Posted on 09/04/2007 10:37:19 AM PDT by 300magnum

AUSTIN, Texas - Millions of inventions pass quietly through the U.S. patent office each year. Patent No. 7,033,406 did, too, until energy insiders spotted six words in the filing that sounded like a death knell for the internal combustion engine.

An Austin-based startup called EEStor promised "technologies for replacement of electrochemical batteries," meaning a motorist could plug in a car for five minutes and drive 500 miles roundtrip between Dallas and Houston without gasoline.

By contrast, some plug-in hybrids on the horizon would require motorists to charge their cars in a wall outlet overnight and promise only 50 miles of gasoline-free commute. And the popular hybrids on the road today still depend heavily on fossil fuels.

"It's a paradigm shift," said Ian Clifford, chief executive of Toronto-based ZENN Motor Co., which has licensed EEStor's invention. "The Achilles' heel to the electric car industry has been energy storage. By all rights, this would make internal combustion engines unnecessary."

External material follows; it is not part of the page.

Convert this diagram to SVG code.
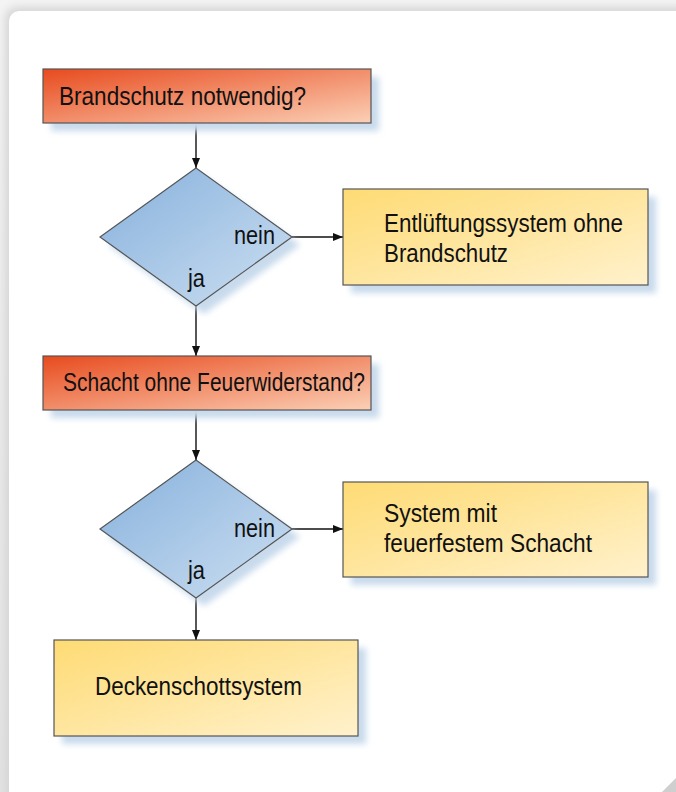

Clifford's company bought rights to EEStor's technology in August 2005 and expects EEStor to start shipping the battery replacement later this year for use in ZENN Motor's short-range, low-speed vehicles.

The technology also could help invigorate the renewable-energy sector by providing efficient, lightning-fast storage for solar power, or, on a small scale, a flash-charge for cell phones and laptops.

Skeptics, though, fear the claims stretch the bounds of existing technology to the point of alchemy.

"We've been trying to make this type of thing for 20 years and no one has been able to do it," said Robert Hebner, director of the University of Texas Center for Electromechanics. "Depending on who you believe, they're at or beyond the limit of what is possible."

EEStor's secret ingredient is a material sandwiched between thousands of wafer-thin metal sheets, like a series of foil-and-paper gum wrappers stacked on top of each other. Charged particles stick to the metal sheets and move quickly across EEStor's proprietary material.

The result is an ultracapacitor, a battery-like device that stores and releases energy quickly.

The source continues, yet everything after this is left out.